I was then sent a graphic to my article, pointing to the sentence with this link, which I then clicked on again. To my absolute shock, it was indeed a rabid neo-Nazi website. (In a word, yikes!) Of course, I thanked the individual for pointing this out to me, making a note to myself to revise the article with a proper link replacing this offensive one.

But since I had never heard of Stormfront before, the name had no significance to me when I first saw it. And since I write at least 200 articles per year, many with multiple links, I failed to take the time to look at the website as a whole. (Really, it would have taken me just a few seconds. Lesson learned.)

What’s most telling, though, is the firestorm that erupted on Twitter, much of it profane and ugly and angry. One of the conservative websites that carried the article came under particular attack, as if the site was now a Neo Nazi co-conspirator. And of course, my linking to the article further demonstrated how bankrupt I was as a Jew who “converted to Christianity.”

I did take the time to interact with some of the critics, hoping they were sincere in their questions, even overlooking the fact that one person described himself as an “Antifa Supersoldier.”

Some, in fact, accepted the truth of the matter: It was a simple (but unfortunate) oversight.

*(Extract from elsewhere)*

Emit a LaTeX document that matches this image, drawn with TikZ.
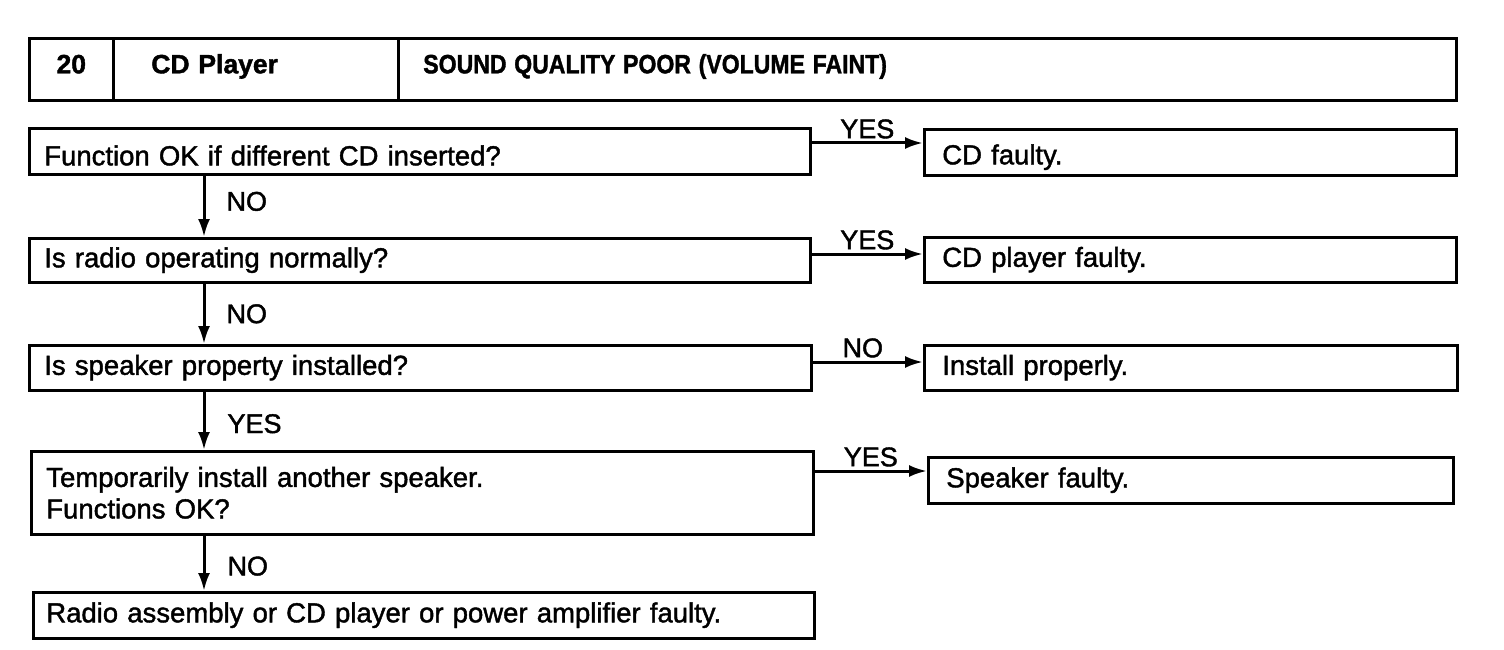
\documentclass[tikz,border=0pt]{standalone}
\usepackage{fontspec}
\usepackage{graphicx}
\setmainfont{Liberation Sans}[RawFeature={embolden=1.5}]
\usetikzlibrary{arrows.meta}
\begin{document}
\begin{tikzpicture}[x=1pt,y=-1pt,
  box/.style={draw, line width=2.6pt, rectangle, inner xsep=15pt, inner ysep=0pt,
    align=left, anchor=north west, font=\fontsize{27.5}{31.5}\selectfont},
  one/.style={text height=20pt, text depth=6pt},
  rbox/.style={box, one, inner xsep=18pt},
  hbox/.style={draw, line width=2.6pt, rectangle, inner ysep=0pt, anchor=north west,
    minimum height=62pt, font=\fontsize{26.5}{30}\selectfont\bfseries, align=left,
    text height=18pt, text depth=10pt},
  arr/.style={line width=3pt, -{Latex[length=18pt,width=12pt]}},
  lbl/.style={inner sep=0pt, font=\fontsize{27}{30}\selectfont}
]
\useasboundingbox (0,0) rectangle (1504,650);
% header
\node[hbox, minimum width=84pt, align=center] (h1) at (28,37) {20};
\node[hbox, minimum width=285pt, inner xsep=38pt, text width=209pt] (h2) at (112,37) {CD Player};
\node[hbox, minimum width=1058pt, inner xsep=25pt, text width=1008pt] (h3) at (397,37)
  {\scalebox{0.87}[1]{SOUND QUALITY POOR (VOLUME FAINT)}};
% questions
\node[box, minimum width=781pt, minimum height=46pt, text width=751pt, text height=28pt, text depth=0pt] (b1) at (28,127)
  {Function OK if different CD inserted?};
\node[box, one, minimum width=781pt, minimum height=44pt, text width=751pt] (b2) at (28,237)
  {Is radio operating normally?};
\node[box, one, minimum width=782pt, minimum height=45pt, text width=752pt] (b3) at (28,344)
  {Is speaker property installed?};
\node[box, minimum width=782pt, minimum height=83pt, text width=752pt] (b4) at (30,450)
  {Temporarily install another speaker.\\Functions OK?};
\node[box, one, minimum width=781pt, minimum height=46pt, inner xsep=13pt, text width=755pt] (b5) at (32,591)
  {Radio assembly or CD player or power amplifier faulty.};
% results
\node[rbox, minimum width=532pt, minimum height=46pt, text width=496pt, text height=26pt, text depth=2pt] (r1) at (923,128) {CD faulty.};
\node[rbox, minimum width=532pt, minimum height=45pt, text width=496pt] (r2) at (923,236) {CD player faulty.};
\node[rbox, minimum width=533pt, minimum height=45pt, text width=497pt] (r3) at (923,344) {Install properly.};
\node[rbox, minimum width=525pt, minimum height=46pt, text width=489pt] (r4) at (927,456) {Speaker faulty.};
% vertical arrows
\draw[arr] ([xshift=176pt]b1.south west) -- ([xshift=176pt]b1.south west |- b2.north)
  node[lbl, anchor=west, pos=0.42, xshift=21pt] {NO};
\draw[arr] ([xshift=176pt]b2.south west) -- ([xshift=176pt]b2.south west |- b3.north)
  node[lbl, anchor=west, pos=0.5, xshift=21pt] {NO};
\draw[arr] ([xshift=176pt]b3.south west) -- ([xshift=176pt]b3.south west |- b4.north)
  node[lbl, anchor=west, pos=0.55, xshift=22pt] {YES};
\draw[arr] ([xshift=174pt]b4.south west) -- ([xshift=174pt]b4.south west |- b5.north)
  node[lbl, anchor=west, pos=0.55, xshift=22pt] {NO};
% horizontal arrows
\draw[arr] ([yshift=-16pt]b1.north east) -- ([yshift=-16pt]b1.north east -| r1.west)
  node[lbl, anchor=south, midway, yshift=3pt] {YES};
\draw[arr] ([yshift=-17pt]b2.north east) -- ([yshift=-17pt]b2.north east -| r2.west)
  node[lbl, anchor=south, midway, yshift=3pt] {YES};
\draw[arr] ([yshift=-18pt]b3.north east) -- ([yshift=-18pt]b3.north east -| r3.west)
  node[lbl, anchor=south, midway, yshift=3pt, xshift=-5pt] {NO};
\draw[arr] ([yshift=-21pt]b4.north east) -- ([yshift=-21pt]b4.north east -| r4.west)
  node[lbl, anchor=south, midway, yshift=3pt] {YES};
\end{tikzpicture}
\end{document}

Others, of course, only mocked more, finding more fuel for their imaginary fires. (I think the funniest attack came from a critic who pointed to a website that ran the article but removed the link. I was blamed for doing this myself, now accused of “plagiarizing” from a neo-Nazi website without acknowledging it!)

So to each of the mockers, especially those on the extreme left, sorry, but you’ll have to find another battle to fight. There’s neither smoke nor fire here.

That being said, I can assure my extreme-left critics that we have plenty of substance to disagree on, so let’s have at it. I’m happy to have my viewpoints challenged if you’ll let me challenge yours.

In any case, I truly apologize for my oversight in linking to this website, and, of course, I have corrected the original article to link elsewhere. And I do appreciate those who pointed the error out to me, even if some of them did it with bad intent. In the end, it was all for the good.